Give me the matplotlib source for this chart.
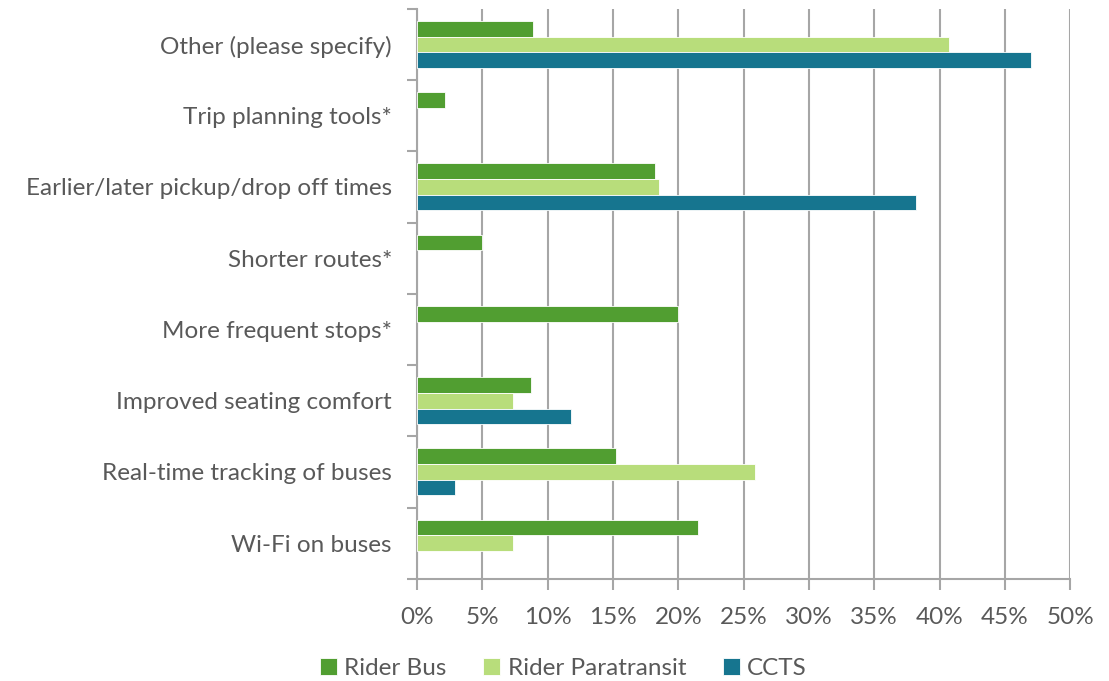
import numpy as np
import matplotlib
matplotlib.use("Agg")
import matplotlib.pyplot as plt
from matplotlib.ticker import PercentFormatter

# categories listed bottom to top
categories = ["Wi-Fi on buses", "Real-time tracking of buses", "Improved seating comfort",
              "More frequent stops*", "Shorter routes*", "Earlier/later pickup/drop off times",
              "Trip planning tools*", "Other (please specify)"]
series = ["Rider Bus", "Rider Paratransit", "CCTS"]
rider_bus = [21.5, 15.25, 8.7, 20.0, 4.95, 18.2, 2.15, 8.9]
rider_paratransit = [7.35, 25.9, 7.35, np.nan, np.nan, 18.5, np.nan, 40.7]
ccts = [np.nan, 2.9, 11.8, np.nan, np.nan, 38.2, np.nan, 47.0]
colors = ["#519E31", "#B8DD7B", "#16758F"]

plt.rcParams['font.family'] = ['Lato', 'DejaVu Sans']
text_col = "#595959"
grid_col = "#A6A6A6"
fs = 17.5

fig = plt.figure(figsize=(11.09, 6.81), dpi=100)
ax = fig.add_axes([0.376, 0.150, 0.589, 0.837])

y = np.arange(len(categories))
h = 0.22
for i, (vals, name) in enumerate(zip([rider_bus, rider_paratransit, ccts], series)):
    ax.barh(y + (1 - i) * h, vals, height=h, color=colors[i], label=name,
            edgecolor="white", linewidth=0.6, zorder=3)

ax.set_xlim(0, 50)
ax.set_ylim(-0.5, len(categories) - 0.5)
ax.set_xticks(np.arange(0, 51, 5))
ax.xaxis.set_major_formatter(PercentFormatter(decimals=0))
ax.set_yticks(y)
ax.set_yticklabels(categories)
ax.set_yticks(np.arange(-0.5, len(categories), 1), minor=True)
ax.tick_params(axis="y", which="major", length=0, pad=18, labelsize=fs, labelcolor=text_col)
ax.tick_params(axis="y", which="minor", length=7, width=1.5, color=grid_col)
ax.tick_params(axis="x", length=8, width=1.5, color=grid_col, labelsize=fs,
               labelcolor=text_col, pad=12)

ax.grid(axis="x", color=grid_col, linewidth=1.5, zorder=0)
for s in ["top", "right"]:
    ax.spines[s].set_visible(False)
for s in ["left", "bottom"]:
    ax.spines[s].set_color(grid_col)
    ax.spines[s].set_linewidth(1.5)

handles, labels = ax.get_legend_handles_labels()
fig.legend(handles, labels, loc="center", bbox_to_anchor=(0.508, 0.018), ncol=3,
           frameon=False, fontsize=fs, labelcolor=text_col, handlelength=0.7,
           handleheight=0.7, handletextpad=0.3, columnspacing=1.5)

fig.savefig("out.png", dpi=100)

**Short exercise:** Only lines belong in the copy: transcribe those from the start of the data through the line that contains "from matplotlib.ticker import", and skip the pictures.

**Worked solution:**
Give me the matplotlib source for this chart.
import numpy as np
import matplotlib
matplotlib.use("Agg")
import matplotlib.pyplot as plt
from matplotlib.ticker import PercentFormatter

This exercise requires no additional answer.